Tal día como hoy, un 17 de febrero, pero de 1836, nacía en Sevilla un poeta que, sin publicar un poemario como hubiera soñado en toda su vida, no solo se exprimió trabajando en todas las demás artes durante sus 34 años en este mundo, sino que terminó inaugurando, sin él saberlo, la poesía española contemporánea. Se llamaba Gustavo Adolfo Domínguez Bastida, aunque tomara prestado el apellido de un antepasado pintor. Entre otras cosas, también él fue pintor, y dibujante, y casi músico, o al menos muy aficionado, desde la ópera al flamenco, y dramaturgo, y crítico teatral, y fiscal de novelas, y periodista, que fue de lo que vivió durante su breve vida de saltos de unas cabeceras a otras, de unos proyectos a otros, de unas redacciones mustias a otras que inauguró él, para cerrarlas semanas o meses después... en una carrera vertiginosa como vertiginosa fue su vida, no solo la amorosa, que también, sino la profesional y la soñada; como vertiginosa había de ser la historia de nuestro país en aquel siglo decimonónico en el que España empezó a configurarse como es hoy, con sus provincias y sus desvelos.

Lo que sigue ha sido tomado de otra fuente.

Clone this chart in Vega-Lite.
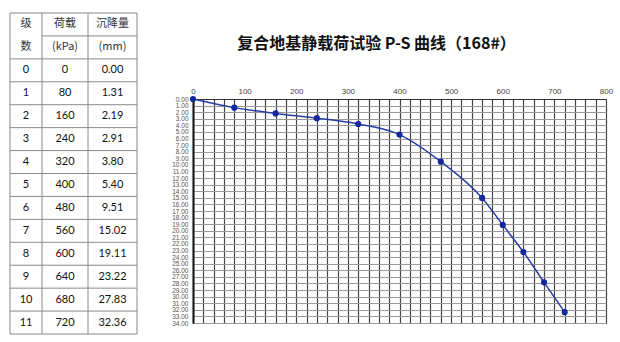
{
  "$schema": "https://vega.github.io/schema/vega-lite/v6.json",
  "background": "white",
  "padding": {"left": 9, "top": 12, "right": 5, "bottom": 5},
  "spacing": 33,
  "config": {"view": {"stroke": null}},
  "datasets": {
    "ps": [
      {"lvl": 0, "p": 0, "s": 0.00},
      {"lvl": 1, "p": 80, "s": 1.31},
      {"lvl": 2, "p": 160, "s": 2.19},
      {"lvl": 3, "p": 240, "s": 2.91},
      {"lvl": 4, "p": 320, "s": 3.80},
      {"lvl": 5, "p": 400, "s": 5.40},
      {"lvl": 6, "p": 480, "s": 9.51},
      {"lvl": 7, "p": 560, "s": 15.02},
      {"lvl": 8, "p": 600, "s": 19.11},
      {"lvl": 9, "p": 640, "s": 23.22},
      {"lvl": 10, "p": 680, "s": 27.83},
      {"lvl": 11, "p": 720, "s": 32.36}
    ],
    "hdr": [
      {"t": "级", "c": 0.5, "r": -2},
      {"t": "数", "c": 0.5, "r": -1},
      {"t": "荷载", "c": 1.5, "r": -2},
      {"t": "(kPa)", "c": 1.5, "r": -1},
      {"t": "沉降量", "c": 2.5, "r": -2},
      {"t": "(mm)", "c": 2.5, "r": -1}
    ]
  },
  "hconcat": [
    {
      "width": 127,
      "height": 235,
      "view": {"stroke": null},
      "data": {"name": "ps"},
      "encoding": {
        "x": {"type": "quantitative", "scale": {"domain": [0, 1, 2, 3], "range": [0, 32, 78, 127]}, "axis": null},
        "y": {"type": "quantitative", "scale": {"domain": [1.751, 12], "reverse": true, "nice": false, "zero": false}, "axis": null}
      },
      "layer": [
        {
          "mark": {"type": "rule", "color": "#8a8a8a", "strokeWidth": 1},
          "encoding": {"y": {"field": "lvl"}, "x": {"datum": 0}, "x2": {"datum": 3}}
        },
        {
          "data": {"values": [{}]},
          "mark": {"type": "rule", "color": "#8a8a8a", "strokeWidth": 1},
          "encoding": {"y": {"datum": 12}, "x": {"datum": 0}, "x2": {"datum": 3}}
        },
        {
          "data": {"values": [{}]},
          "mark": {"type": "rule", "color": "#8a8a8a", "strokeWidth": 1},
          "encoding": {"y": {"datum": -2}, "x": {"datum": 0}, "x2": {"datum": 3}}
        },
        {
          "data": {"values": [{}]},
          "mark": {"type": "rule", "color": "#8a8a8a", "strokeWidth": 1},
          "encoding": {"y": {"datum": -1}, "x": {"datum": 1}, "x2": {"datum": 3}}
        },
        {
          "data": {"values": [{}]},
          "mark": {"type": "rule", "color": "#8a8a8a", "strokeWidth": 1},
          "encoding": {"x": {"datum": 0}, "y": {"datum": -2}, "y2": {"datum": 12}}
        },
        {
          "data": {"values": [{}]},
          "mark": {"type": "rule", "color": "#8a8a8a", "strokeWidth": 1},
          "encoding": {"x": {"datum": 1}, "y": {"datum": -2}, "y2": {"datum": 12}}
        },
        {
          "data": {"values": [{}]},
          "mark": {"type": "rule", "color": "#8a8a8a", "strokeWidth": 1},
          "encoding": {"x": {"datum": 2}, "y": {"datum": -2}, "y2": {"datum": 12}}
        },
        {
          "data": {"values": [{}]},
          "mark": {"type": "rule", "color": "#8a8a8a", "strokeWidth": 1},
          "encoding": {"x": {"datum": 3}, "y": {"datum": -2}, "y2": {"datum": 12}}
        },
        {
          "mark": {"type": "text", "font": "Lato", "fontSize": 11, "color": "#111", "baseline": "middle", "dy": 11.5},
          "encoding": {"y": {"field": "lvl"}, "x": {"datum": 0.5}, "text": {"field": "lvl", "type": "quantitative", "format": "d"}}
        },
        {
          "mark": {"type": "text", "font": "Lato", "fontSize": 11, "color": "#111", "baseline": "middle", "dy": 11.5},
          "encoding": {"y": {"field": "lvl"}, "x": {"datum": 1.5}, "text": {"field": "p", "type": "quantitative", "format": "d"}}
        },
        {
          "mark": {"type": "text", "font": "Lato", "fontSize": 11, "color": "#111", "baseline": "middle", "dy": 11.5},
          "encoding": {"y": {"field": "lvl"}, "x": {"datum": 2.5}, "text": {"field": "s", "type": "quantitative", "format": ".2f"}}
        },
        {
          "data": {"name": "hdr"},
          "mark": {"type": "text", "font": "Noto Sans CJK SC", "fontSize": 11, "color": "#333", "baseline": "middle", "dy": 11},
          "encoding": {"y": {"field": "r", "type": "quantitative"}, "x": {"field": "c", "type": "quantitative"}, "text": {"field": "t"}}
        }
      ]
    },
    {
      "width": 413,
      "height": 224,
      "view": {"stroke": "#333", "strokeWidth": 1},
      "title": {
        "text": "复合地基静载荷试验 P-S 曲线（168#）",
        "font": "Noto Sans CJK SC",
        "fontSize": 16,
        "fontWeight": "bold",
        "color": "#111",
        "anchor": "middle",
        "frame": "group",
        "dx": -23,
        "offset": 35
      },
      "data": {"name": "ps"},
      "encoding": {
        "x": {
          "field": "p",
          "type": "quantitative",
          "scale": {"domain": [0, 800], "nice": false},
          "axis": {
            "orient": "top",
            "title": null,
            "values": [0,20,40,60,80,100,120,140,160,180,200,220,240,260,280,300,320,340,360,380,400,420,440,460,480,500,520,540,560,580,600,620,640,660,680,700,720,740,760,780,800],
            "labelExpr": "datum.value % 100 === 0 ? datum.label : ''",
            "labelOverlap": false,
            "labelFlush": false,
            "labelFont": "Liberation Sans",
            "labelFontSize": 8,
            "labelColor": "#444",
            "labelPadding": 4,
            "ticks": false,
            "grid": true,
            "gridColor": "#444",
            "gridWidth": 1.2,
            "gridOpacity": 1,
            "domainColor": "#333"
          }
        },
        "y": {
          "field": "s",
          "type": "quantitative",
          "scale": {"domain": [0, 34], "reverse": true, "nice": false},
          "axis": {
            "title": null,
            "values": [0,1,2,3,4,5,6,7,8,9,10,11,12,13,14,15,16,17,18,19,20,21,22,23,24,25,26,27,28,29,30,31,32,33,34],
            "format": ".2f",
            "labelOverlap": false,
            "labelFont": "Liberation Sans",
            "labelFontSize": 6.5,
            "labelColor": "#555",
            "labelPadding": 5,
            "ticks": false,
            "grid": true,
            "gridColor": "#9a9a9a",
            "gridOpacity": 1,
            "domainColor": "#111",
            "domainWidth": 2
          }
        }
      },
      "layer": [
        {"mark": {"type": "line", "interpolate": "monotone", "color": "#2a3da6", "strokeWidth": 1.5}},
        {"mark": {"type": "point", "shape": "circle", "filled": true, "size": 38, "color": "#1426a0", "opacity": 1}}
      ]
    }
  ]
}
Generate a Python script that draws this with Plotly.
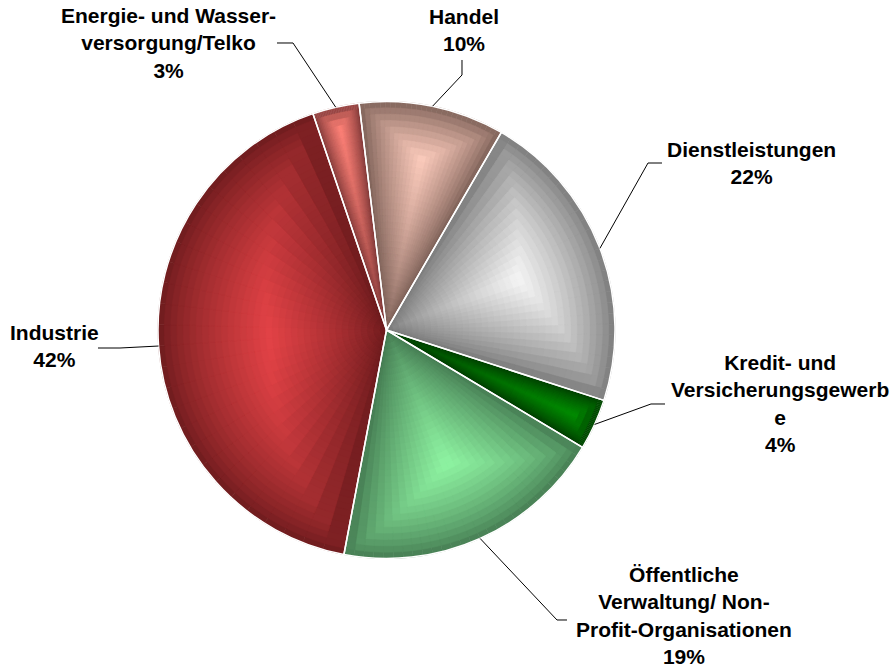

Aquel mismo año en que nacía Bécquer, 1836, nació también mi pueblo, Los Palacios y Villafranca, que hasta entonces habían sido dos: Villafranca de la Marisma, una villa efectivamente franca dependiente de Sevilla hasta que la adquirieron sus propios aldeanos, y Los Palacios, un pueblo que apenas si tuvo un solo palacio desde los tiempos remotos de sus dueños, los Duques de Arcos. En 1836, solo meses después de que naciera Bécquer, los dos pueblos se unieron para siempre para conformar uno solo, que fue donde nació ya a comienzos del siglo XX otro poeta en la estela de Bécquer y de su oficio de escritor de periódicos: Joaquín Romero Murube.

El próximo 22 de diciembre se cumplirán 150 años de la muerte de Bécquer, a quien en 1870 le tocó una lotería fatídica en forma de tuberculosis. Y ahora que estamos celebrando aún el 50º aniversario de la muerte de Romero Murube se me ocurre que ambos, Gustavo y Joaquín, con suertes tan distintas y con sendas muertes separadas por un siglo, tuvieron el acierto de hacer poesía incluso sin tomar la pluma. Precisamente ese fue el gran hallazgo teórico del autor de las Rimas: que la poesía está siempre en el aire, máxime en una ciudad como Sevilla, adonde vuelven recurrentemente las oscuras golondrinas; donde por una mirada, un mundo; donde todo sigue siempre tan lejos y en la mano, donde los cielos que perdimos se recuperan, en prosa o en verso, a través de un pueblo que solo la literatura puede convertir mágicamente en lejano.